**Charts and diagrams as code:**
_ _ _ _ _
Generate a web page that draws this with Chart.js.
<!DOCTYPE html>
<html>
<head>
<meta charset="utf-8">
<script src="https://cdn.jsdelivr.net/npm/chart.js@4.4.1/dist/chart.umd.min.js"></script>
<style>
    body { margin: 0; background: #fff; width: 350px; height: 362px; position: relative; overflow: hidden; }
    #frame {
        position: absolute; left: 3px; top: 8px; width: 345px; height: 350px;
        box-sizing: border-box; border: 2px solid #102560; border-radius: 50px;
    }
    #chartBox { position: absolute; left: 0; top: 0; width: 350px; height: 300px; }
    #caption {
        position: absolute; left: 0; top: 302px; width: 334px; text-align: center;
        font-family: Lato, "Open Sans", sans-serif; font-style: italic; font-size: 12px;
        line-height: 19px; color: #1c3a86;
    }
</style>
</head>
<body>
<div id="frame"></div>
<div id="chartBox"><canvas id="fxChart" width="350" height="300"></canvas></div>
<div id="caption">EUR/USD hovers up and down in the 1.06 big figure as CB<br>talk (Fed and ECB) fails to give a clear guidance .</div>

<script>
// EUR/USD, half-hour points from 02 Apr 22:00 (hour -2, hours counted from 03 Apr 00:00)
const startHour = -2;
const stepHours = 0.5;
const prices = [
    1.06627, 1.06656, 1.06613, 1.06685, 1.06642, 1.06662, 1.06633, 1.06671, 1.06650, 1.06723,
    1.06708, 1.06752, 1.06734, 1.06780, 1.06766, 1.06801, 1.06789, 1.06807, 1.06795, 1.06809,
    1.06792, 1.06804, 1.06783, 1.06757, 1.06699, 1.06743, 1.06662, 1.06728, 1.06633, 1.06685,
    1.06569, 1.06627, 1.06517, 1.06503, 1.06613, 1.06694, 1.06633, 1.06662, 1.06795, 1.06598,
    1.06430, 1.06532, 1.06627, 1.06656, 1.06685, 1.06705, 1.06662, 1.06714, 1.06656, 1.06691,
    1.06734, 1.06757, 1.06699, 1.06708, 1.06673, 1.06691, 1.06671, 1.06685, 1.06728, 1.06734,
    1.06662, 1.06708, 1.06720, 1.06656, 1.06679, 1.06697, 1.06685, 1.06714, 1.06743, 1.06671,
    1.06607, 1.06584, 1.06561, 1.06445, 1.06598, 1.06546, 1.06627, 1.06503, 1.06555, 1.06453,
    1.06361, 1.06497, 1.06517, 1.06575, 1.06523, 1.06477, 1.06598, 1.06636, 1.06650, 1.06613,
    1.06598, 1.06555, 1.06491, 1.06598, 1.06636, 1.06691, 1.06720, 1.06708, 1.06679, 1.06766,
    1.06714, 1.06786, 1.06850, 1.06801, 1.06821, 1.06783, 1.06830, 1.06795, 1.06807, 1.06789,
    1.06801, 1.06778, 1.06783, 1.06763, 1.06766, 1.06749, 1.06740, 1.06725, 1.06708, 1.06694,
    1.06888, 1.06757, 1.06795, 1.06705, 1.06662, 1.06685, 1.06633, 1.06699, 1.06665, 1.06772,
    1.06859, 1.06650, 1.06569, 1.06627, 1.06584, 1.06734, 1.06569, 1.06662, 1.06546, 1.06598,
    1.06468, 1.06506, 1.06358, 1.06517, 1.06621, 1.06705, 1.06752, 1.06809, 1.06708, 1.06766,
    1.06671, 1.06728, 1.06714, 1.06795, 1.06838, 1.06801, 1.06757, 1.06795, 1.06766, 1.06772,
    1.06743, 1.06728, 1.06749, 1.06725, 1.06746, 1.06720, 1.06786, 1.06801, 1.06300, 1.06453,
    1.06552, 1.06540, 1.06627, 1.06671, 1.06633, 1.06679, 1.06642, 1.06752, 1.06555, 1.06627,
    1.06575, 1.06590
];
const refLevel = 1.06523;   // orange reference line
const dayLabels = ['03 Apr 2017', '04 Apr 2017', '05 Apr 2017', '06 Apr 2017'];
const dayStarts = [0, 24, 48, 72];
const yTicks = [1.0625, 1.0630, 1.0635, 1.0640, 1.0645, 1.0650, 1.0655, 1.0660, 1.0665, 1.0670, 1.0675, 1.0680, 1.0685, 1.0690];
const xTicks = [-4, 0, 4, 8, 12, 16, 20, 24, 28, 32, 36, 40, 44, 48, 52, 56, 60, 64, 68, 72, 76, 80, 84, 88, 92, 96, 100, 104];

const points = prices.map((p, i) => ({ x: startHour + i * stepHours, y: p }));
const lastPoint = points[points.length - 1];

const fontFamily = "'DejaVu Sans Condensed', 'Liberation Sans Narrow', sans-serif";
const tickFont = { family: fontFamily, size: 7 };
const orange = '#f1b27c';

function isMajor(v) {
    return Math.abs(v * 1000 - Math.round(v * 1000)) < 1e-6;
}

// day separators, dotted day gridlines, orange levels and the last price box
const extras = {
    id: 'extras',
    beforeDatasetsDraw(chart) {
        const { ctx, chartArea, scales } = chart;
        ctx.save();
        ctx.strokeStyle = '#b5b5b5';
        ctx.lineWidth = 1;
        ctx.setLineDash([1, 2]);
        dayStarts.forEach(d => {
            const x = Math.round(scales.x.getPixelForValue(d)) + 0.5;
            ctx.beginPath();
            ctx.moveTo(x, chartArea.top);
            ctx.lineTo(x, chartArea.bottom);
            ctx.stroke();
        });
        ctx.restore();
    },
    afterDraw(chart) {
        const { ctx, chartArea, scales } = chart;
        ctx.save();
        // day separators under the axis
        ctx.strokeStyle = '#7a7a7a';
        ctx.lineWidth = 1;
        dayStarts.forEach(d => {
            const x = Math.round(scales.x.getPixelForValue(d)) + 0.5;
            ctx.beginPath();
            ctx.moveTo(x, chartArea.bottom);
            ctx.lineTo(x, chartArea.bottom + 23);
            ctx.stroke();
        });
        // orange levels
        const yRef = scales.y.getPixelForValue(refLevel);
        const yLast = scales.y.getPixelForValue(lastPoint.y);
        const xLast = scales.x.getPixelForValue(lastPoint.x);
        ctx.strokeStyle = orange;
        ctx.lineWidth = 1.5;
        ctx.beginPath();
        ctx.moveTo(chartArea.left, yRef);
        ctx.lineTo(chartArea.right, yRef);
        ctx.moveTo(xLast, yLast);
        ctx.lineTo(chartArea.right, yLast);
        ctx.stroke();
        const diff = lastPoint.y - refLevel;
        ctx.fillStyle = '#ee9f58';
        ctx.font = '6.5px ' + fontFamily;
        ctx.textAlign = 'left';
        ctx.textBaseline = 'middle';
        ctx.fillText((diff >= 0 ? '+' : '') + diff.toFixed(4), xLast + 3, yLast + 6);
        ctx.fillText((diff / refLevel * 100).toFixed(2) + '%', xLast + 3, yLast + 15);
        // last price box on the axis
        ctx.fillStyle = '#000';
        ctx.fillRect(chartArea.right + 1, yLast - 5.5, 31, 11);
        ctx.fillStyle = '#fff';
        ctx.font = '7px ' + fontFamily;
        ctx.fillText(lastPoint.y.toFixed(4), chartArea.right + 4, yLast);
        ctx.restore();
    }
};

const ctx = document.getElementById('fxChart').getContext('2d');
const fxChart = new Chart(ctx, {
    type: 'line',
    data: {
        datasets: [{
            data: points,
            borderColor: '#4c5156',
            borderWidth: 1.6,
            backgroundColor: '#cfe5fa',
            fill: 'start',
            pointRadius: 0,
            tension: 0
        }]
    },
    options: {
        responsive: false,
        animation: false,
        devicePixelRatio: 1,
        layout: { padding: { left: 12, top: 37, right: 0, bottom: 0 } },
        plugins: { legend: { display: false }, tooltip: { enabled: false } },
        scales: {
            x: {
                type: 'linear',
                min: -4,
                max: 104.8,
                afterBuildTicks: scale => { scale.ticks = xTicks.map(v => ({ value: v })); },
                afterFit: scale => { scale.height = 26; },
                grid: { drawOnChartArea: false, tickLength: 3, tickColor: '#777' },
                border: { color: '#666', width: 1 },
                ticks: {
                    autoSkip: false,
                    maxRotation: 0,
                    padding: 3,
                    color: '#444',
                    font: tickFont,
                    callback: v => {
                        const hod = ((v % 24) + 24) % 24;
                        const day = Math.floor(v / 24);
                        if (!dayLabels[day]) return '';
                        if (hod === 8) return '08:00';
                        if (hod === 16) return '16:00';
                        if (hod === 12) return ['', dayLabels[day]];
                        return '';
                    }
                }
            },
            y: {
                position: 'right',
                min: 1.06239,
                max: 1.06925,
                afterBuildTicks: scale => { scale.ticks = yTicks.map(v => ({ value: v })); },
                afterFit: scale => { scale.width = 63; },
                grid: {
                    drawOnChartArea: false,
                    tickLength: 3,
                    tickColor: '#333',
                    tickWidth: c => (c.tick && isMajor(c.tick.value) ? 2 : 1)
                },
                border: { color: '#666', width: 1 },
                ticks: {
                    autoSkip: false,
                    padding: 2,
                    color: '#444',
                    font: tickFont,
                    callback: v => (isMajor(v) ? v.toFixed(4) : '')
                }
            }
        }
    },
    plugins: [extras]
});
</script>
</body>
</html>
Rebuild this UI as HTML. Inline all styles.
_ _ _ _ _
**Stated exercise:** Each line from the start of the listing above through the line containing "clear guidance .</div>" should be copied exactly, please, with no other lines added.

**Result of this exercise:**
Generate a web page that draws this with Chart.js.
<!DOCTYPE html>
<html>
<head>
<meta charset="utf-8">
<script src="https://cdn.jsdelivr.net/npm/chart.js@4.4.1/dist/chart.umd.min.js"></script>
<style>
    body { margin: 0; background: #fff; width: 350px; height: 362px; position: relative; overflow: hidden; }
    #frame {
        position: absolute; left: 3px; top: 8px; width: 345px; height: 350px;
        box-sizing: border-box; border: 2px solid #102560; border-radius: 50px;
    }
    #chartBox { position: absolute; left: 0; top: 0; width: 350px; height: 300px; }
    #caption {
        position: absolute; left: 0; top: 302px; width: 334px; text-align: center;
        font-family: Lato, "Open Sans", sans-serif; font-style: italic; font-size: 12px;
        line-height: 19px; color: #1c3a86;
    }
</style>
</head>
<body>
<div id="frame"></div>
<div id="chartBox"><canvas id="fxChart" width="350" height="300"></canvas></div>
<div id="caption">EUR/USD hovers up and down in the 1.06 big figure as CB<br>talk (Fed and ECB) fails to give a clear guidance .</div>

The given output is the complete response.